## Exercise
Only a number is wanted: how many lines in the listing contain the word "Output"?

## Data entries

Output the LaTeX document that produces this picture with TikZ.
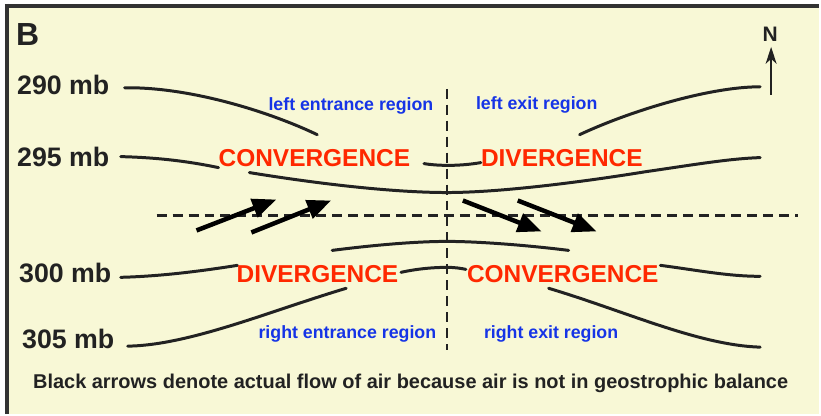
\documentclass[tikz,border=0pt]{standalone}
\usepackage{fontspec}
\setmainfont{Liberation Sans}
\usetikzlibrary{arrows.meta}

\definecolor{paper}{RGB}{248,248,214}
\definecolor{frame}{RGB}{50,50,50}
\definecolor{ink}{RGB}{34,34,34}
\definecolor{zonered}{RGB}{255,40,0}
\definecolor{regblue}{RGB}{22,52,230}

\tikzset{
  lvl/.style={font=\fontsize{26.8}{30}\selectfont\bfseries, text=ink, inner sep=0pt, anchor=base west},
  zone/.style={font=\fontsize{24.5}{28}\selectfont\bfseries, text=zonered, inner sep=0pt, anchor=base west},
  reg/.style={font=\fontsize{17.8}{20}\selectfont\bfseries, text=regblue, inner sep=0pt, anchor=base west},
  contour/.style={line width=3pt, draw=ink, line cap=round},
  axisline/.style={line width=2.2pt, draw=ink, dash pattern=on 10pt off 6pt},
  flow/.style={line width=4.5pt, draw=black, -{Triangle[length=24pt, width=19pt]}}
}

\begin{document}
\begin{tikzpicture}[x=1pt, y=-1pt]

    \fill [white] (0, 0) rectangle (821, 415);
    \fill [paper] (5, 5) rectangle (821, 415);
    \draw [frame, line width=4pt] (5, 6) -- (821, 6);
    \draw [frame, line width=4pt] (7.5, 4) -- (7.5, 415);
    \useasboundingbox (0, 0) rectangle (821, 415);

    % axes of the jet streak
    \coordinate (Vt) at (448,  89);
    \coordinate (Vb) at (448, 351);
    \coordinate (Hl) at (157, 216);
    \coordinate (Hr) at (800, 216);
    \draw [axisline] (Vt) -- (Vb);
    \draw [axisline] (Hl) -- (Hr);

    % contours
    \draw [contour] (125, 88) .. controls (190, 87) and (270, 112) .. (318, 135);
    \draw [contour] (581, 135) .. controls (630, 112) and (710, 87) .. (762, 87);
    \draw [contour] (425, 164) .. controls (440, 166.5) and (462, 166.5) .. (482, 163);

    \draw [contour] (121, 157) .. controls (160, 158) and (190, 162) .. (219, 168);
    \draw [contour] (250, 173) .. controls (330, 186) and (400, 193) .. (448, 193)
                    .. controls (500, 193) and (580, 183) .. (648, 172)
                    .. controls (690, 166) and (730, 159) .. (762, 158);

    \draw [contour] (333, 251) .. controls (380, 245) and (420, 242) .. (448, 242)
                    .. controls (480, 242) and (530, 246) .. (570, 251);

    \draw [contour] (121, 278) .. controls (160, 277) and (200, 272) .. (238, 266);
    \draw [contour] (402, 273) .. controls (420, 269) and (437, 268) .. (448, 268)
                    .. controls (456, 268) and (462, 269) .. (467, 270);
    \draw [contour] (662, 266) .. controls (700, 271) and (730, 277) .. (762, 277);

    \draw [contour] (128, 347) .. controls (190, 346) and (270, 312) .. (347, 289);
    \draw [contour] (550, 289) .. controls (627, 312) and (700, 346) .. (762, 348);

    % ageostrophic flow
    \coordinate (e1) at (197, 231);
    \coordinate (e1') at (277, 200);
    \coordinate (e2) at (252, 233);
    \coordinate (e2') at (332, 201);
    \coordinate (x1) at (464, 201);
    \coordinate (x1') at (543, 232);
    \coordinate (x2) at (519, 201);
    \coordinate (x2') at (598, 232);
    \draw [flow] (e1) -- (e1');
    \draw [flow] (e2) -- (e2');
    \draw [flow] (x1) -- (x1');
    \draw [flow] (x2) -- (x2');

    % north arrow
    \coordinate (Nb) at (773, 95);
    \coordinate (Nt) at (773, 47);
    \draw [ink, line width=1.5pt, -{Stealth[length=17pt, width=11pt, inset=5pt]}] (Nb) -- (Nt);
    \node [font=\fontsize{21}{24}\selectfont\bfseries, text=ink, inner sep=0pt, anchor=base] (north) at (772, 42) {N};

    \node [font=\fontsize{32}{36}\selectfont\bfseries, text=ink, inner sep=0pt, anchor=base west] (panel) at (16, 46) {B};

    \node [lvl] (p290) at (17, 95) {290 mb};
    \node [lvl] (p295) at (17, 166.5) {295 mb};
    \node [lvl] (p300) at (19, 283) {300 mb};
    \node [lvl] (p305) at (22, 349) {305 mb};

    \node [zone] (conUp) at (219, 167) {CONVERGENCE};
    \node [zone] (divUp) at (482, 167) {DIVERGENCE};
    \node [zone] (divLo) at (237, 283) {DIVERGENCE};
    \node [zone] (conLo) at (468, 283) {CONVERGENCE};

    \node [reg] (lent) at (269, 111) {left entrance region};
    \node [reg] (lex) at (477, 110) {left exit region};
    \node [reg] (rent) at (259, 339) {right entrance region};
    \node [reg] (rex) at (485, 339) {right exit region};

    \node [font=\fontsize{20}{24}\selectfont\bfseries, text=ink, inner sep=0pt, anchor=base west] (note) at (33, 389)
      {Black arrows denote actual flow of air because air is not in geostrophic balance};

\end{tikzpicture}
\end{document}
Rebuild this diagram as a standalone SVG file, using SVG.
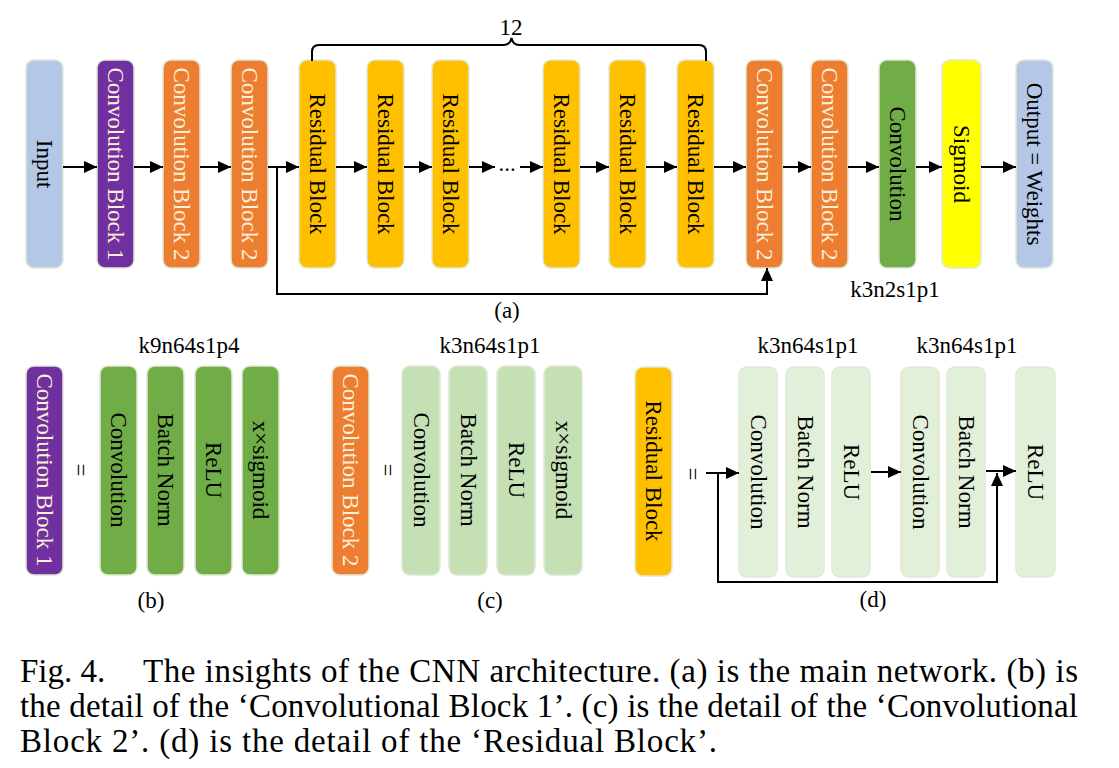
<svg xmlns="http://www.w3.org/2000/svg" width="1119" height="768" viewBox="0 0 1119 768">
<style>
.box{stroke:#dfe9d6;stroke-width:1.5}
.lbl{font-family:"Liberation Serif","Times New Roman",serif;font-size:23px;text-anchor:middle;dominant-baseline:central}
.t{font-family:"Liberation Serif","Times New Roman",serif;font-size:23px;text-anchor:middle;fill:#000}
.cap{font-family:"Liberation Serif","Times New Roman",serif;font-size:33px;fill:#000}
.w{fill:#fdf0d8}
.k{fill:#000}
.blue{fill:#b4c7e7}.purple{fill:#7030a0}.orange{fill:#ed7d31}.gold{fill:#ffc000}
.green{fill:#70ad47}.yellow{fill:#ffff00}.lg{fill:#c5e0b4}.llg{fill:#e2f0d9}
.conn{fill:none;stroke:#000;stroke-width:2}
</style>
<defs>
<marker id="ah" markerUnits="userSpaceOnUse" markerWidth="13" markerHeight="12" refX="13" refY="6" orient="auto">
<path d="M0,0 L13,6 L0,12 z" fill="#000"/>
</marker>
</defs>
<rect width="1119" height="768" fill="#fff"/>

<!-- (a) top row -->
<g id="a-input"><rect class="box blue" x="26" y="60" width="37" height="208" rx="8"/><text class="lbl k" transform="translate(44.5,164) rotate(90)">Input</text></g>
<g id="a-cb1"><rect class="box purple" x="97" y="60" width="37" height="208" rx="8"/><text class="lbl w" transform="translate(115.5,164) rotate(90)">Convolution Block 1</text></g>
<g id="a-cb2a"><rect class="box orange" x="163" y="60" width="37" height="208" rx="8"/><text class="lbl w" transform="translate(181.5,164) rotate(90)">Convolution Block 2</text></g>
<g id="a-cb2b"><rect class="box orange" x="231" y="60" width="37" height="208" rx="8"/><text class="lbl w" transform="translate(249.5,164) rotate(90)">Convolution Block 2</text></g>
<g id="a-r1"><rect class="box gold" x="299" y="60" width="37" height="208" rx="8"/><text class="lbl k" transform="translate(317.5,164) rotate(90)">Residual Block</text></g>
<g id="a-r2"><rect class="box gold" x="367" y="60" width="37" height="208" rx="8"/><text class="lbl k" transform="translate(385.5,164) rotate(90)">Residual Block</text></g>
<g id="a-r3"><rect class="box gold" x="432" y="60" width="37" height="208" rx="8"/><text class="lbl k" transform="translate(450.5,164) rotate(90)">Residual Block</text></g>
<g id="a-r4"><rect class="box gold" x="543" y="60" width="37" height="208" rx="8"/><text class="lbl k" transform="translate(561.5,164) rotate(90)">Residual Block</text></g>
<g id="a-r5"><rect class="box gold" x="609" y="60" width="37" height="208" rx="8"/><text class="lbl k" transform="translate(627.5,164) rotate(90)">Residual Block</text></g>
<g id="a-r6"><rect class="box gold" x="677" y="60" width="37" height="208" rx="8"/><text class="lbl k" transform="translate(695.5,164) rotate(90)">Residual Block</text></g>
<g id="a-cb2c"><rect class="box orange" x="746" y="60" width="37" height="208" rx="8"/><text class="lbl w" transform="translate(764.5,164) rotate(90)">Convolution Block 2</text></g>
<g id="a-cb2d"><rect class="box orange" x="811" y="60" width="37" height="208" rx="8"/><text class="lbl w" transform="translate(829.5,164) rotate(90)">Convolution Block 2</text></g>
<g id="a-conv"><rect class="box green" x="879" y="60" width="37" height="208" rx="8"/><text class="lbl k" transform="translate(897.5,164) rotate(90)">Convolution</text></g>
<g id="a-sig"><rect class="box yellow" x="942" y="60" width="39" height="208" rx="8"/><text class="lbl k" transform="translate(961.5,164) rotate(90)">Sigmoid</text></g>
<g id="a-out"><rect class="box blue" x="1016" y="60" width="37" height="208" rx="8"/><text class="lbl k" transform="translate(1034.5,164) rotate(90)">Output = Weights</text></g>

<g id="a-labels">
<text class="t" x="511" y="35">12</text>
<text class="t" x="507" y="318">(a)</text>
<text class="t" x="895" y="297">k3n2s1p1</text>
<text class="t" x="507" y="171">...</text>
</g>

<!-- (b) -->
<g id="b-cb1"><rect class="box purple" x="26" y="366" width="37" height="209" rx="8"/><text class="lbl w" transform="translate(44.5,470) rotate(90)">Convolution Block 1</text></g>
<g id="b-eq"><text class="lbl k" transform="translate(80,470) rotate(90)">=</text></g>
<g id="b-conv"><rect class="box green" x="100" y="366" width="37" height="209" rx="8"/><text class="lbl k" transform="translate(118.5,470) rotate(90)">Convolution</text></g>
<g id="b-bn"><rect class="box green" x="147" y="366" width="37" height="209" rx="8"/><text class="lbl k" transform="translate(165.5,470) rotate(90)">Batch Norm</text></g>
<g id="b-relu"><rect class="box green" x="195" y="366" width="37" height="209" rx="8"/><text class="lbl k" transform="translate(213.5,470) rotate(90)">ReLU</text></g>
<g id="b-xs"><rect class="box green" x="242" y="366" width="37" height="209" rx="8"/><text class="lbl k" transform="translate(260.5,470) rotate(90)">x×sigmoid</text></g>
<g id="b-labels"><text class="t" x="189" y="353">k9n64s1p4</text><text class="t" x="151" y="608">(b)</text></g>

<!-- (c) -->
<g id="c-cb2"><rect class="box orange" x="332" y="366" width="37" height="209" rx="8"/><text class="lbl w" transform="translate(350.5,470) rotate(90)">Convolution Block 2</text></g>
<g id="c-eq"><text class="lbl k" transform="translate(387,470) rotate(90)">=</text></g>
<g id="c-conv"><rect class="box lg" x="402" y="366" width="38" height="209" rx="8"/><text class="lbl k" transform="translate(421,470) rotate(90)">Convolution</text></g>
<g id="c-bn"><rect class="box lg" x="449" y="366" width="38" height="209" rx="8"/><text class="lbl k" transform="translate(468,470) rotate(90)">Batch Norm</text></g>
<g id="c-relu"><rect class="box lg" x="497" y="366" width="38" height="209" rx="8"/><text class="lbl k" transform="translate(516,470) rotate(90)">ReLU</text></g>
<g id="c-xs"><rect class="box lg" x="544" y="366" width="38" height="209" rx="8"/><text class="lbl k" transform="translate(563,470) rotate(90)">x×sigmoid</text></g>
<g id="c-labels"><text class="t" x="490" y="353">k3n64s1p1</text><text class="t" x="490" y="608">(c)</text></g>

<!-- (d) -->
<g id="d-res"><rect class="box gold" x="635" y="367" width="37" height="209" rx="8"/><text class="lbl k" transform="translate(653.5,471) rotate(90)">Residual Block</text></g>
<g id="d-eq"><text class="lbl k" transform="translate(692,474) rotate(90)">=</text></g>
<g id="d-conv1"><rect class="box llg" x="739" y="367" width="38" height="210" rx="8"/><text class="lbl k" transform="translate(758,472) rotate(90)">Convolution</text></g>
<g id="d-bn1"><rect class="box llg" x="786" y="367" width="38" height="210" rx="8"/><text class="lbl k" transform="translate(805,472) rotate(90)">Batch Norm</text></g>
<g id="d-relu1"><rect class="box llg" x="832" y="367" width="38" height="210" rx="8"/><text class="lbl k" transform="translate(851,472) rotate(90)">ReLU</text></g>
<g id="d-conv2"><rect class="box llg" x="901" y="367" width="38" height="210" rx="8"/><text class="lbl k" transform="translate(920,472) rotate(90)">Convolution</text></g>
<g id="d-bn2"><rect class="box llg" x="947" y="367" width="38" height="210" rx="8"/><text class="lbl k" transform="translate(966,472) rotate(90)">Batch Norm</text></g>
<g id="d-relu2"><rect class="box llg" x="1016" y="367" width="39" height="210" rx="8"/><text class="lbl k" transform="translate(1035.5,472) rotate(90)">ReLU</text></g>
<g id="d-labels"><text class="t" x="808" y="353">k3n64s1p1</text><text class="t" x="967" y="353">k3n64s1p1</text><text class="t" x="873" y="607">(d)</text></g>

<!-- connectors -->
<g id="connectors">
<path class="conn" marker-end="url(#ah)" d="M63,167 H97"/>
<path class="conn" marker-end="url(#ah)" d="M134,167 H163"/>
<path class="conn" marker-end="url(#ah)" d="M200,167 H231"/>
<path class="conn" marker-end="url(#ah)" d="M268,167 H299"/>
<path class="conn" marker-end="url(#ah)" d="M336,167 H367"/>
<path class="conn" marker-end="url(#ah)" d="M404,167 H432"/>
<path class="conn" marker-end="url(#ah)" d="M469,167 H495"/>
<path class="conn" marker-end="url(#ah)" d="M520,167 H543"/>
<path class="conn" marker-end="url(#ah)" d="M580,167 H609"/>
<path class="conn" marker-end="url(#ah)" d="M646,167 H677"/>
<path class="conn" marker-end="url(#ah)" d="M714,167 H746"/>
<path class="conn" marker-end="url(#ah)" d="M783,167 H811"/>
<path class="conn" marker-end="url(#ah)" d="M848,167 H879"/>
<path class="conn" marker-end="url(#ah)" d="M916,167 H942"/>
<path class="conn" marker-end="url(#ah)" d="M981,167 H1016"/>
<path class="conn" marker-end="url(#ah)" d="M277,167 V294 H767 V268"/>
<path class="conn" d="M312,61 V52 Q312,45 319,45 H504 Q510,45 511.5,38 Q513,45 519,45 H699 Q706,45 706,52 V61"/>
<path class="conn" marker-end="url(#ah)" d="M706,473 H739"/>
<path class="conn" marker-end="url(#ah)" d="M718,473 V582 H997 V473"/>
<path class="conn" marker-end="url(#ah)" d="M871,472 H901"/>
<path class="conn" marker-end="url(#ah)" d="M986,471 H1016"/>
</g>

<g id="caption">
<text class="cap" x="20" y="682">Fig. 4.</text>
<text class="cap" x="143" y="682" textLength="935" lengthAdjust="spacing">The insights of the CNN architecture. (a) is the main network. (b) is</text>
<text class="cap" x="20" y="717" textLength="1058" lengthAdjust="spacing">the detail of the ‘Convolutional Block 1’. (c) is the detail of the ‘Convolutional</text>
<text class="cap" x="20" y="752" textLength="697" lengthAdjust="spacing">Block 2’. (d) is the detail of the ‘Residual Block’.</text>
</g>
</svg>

## Full answer
2